India’s deep STEM bench and overlapping time zones with major tech hubs make it a natural base for this kind of work. Industry groups such as NASSCOM have repeatedly highlighted the country’s large pool of software and data professionals, and enterprises have long relied on India for complex, time-sensitive technology operations. Deccan has begun adding niche talent from other markets, including the U.S., for areas like geospatial analysis and semiconductor design.
Why Labs Are Outsourcing Post-Training Work
Post-training quality is unforgiving: small errors in reward design, edge-case prompts, or evaluation coverage can cascade into significant product failures. Frontier labs often need large volumes of high-quality feedback in days, not weeks, to iterate safely and maintain release schedules. That urgency favors specialized partners that can spin up expert teams, run red-team style evaluations, and deliver defensible metrics quickly.
The company says tolerance for mistakes in post-training is “close to zero,” which aligns with what many enterprise buyers report: measurable gains in accuracy, groundedness, and compliance often determine whether AI features ship or stall. By supplying expert feedback loops and reliable tooling, Deccan is selling speed with assurance—two things labs increasingly treat as inseparable.

Competitive Landscape and Traction in AI Post-Training
Deccan sits in a crowded field with Scale AI, Surge AI, Turing, and Mercor all chasing RLHF, data generation, and evaluation budgets. Its differentiation revolves around a “born GenAI” operating model—skipping legacy computer-vision labeling roots—and a concentrated talent footprint to keep quality consistent as complexity rises.
The company reports 10x growth over the past year and a double-digit million-dollar revenue run rate. Revenue concentration is significant—about 80% comes from its top five customers—which mirrors the broader frontier market, where a handful of buyers account for most spend. That concentration cuts both ways: it offers clear signals for product direction but heightens dependency on renewal cycles and shifting lab roadmaps.

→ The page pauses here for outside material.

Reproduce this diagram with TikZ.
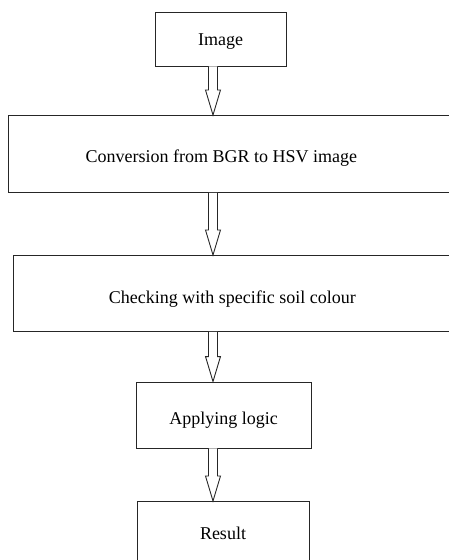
\documentclass[tikz,border=0pt]{standalone}
\usepackage{fontspec}
\setmainfont{Liberation Serif}
\usetikzlibrary{calc}
\tikzstyle{process} = [rectangle, draw=black!85, line width=0.9pt, text centered]
\tikzstyle{widebox} = [process, anchor=north west, minimum width=470pt]
\tikzstyle{hollow} = [draw=black!85, line width=0.9pt, fill=white, line join=miter]
\newcommand{\blockarrow}[2]{%
  \draw [hollow] ($(#1)+(-4.5,0)$) -- ($(#2)+(-4.5,-25)$) -- ($(#2)+(-7.5,-25)$) -- (#2)
    -- ($(#2)+(7.5,-25)$) -- ($(#2)+(4.5,-25)$) -- ($(#1)+(4.5,0)$);
}

\begin{document}
\begin{tikzpicture}[x=1pt, y=-1pt, font=\fontsize{18}{22}\selectfont]

    \path [use as bounding box] (0,0) rectangle (449,560);
    \clip (0,0) rectangle (449,560);
    \coordinate (axis) at (213,0);

    \node (img) [process, minimum width=131pt, minimum height=54pt, text height=16pt, text depth=4pt] at (220.5,39) {Image};
    \node (conv) [widebox, minimum height=77pt, label={[xshift=-22pt, yshift=-4pt]center:Conversion from BGR to HSV image}] at (8,115) {};
    \node (check) [widebox, minimum height=76pt, label={[xshift=-16pt, yshift=-5.5pt]center:Checking with specific soil colour}] at (13,255) {};
    \node (logic) [process, minimum width=175pt, minimum height=66pt, text height=23pt, text depth=4pt] at (223.5,415) {Applying logic};
    \node (res) [process, anchor=north, minimum width=172pt, minimum height=64pt] at (223,501) {Result};

    \blockarrow{img.south -| axis}{conv.north -| axis}
    \blockarrow{conv.south -| axis}{check.north -| axis}
    \blockarrow{check.south -| axis}{logic.north -| axis}
    \blockarrow{logic.south -| axis}{res.north -| axis}

\end{tikzpicture}
\end{document}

Where the $25M Will Go: Scaling Experts and Products
Expect the capital to scale expert recruitment and deepen product capabilities. Priority areas likely include expanding Helix’s coverage across safety, tool-use fidelity, and multimodal benchmarks; automating reviewer workflows to reduce variance; and building more realistic reinforcement learning environments for agents operating across APIs and enterprise data. The company is also poised to widen its talent base for specialized domains—geospatial, chip design, biomedical coding—where credible subject-matter expertise is scarce.
Backers like A91 Partners, SIG, and Prosus have histories of supporting operationally intensive companies, suggesting a push to professionalize the expert network with stronger QA, privacy controls, and service-level guarantees that large labs increasingly demand.
What It Means for India’s Evolving Role in AI
Deccan’s strategy underscores India’s position in the AI value chain: building the expert scaffolding that turns frontier models into dependable products. While the cutting edge of model pretraining remains concentrated among a few U.S. and Chinese players, the labor-intensive, high-skill layers of evaluation and reinforcement learning are becoming India’s proving ground. If Deccan sustains quality at scale, it will not only pressure rivals like Mercor and Turing but also set a template for India-led expert platforms in safety-critical AI workflows.
The bigger takeaway: as AI moves from demos to deployment, the bottleneck shifts from compute alone to disciplined human expertise. Deccan’s $25 million raise is a wager that the next leap in reliability will be won as much in expertly managed post-training pipelines as in the training run itself.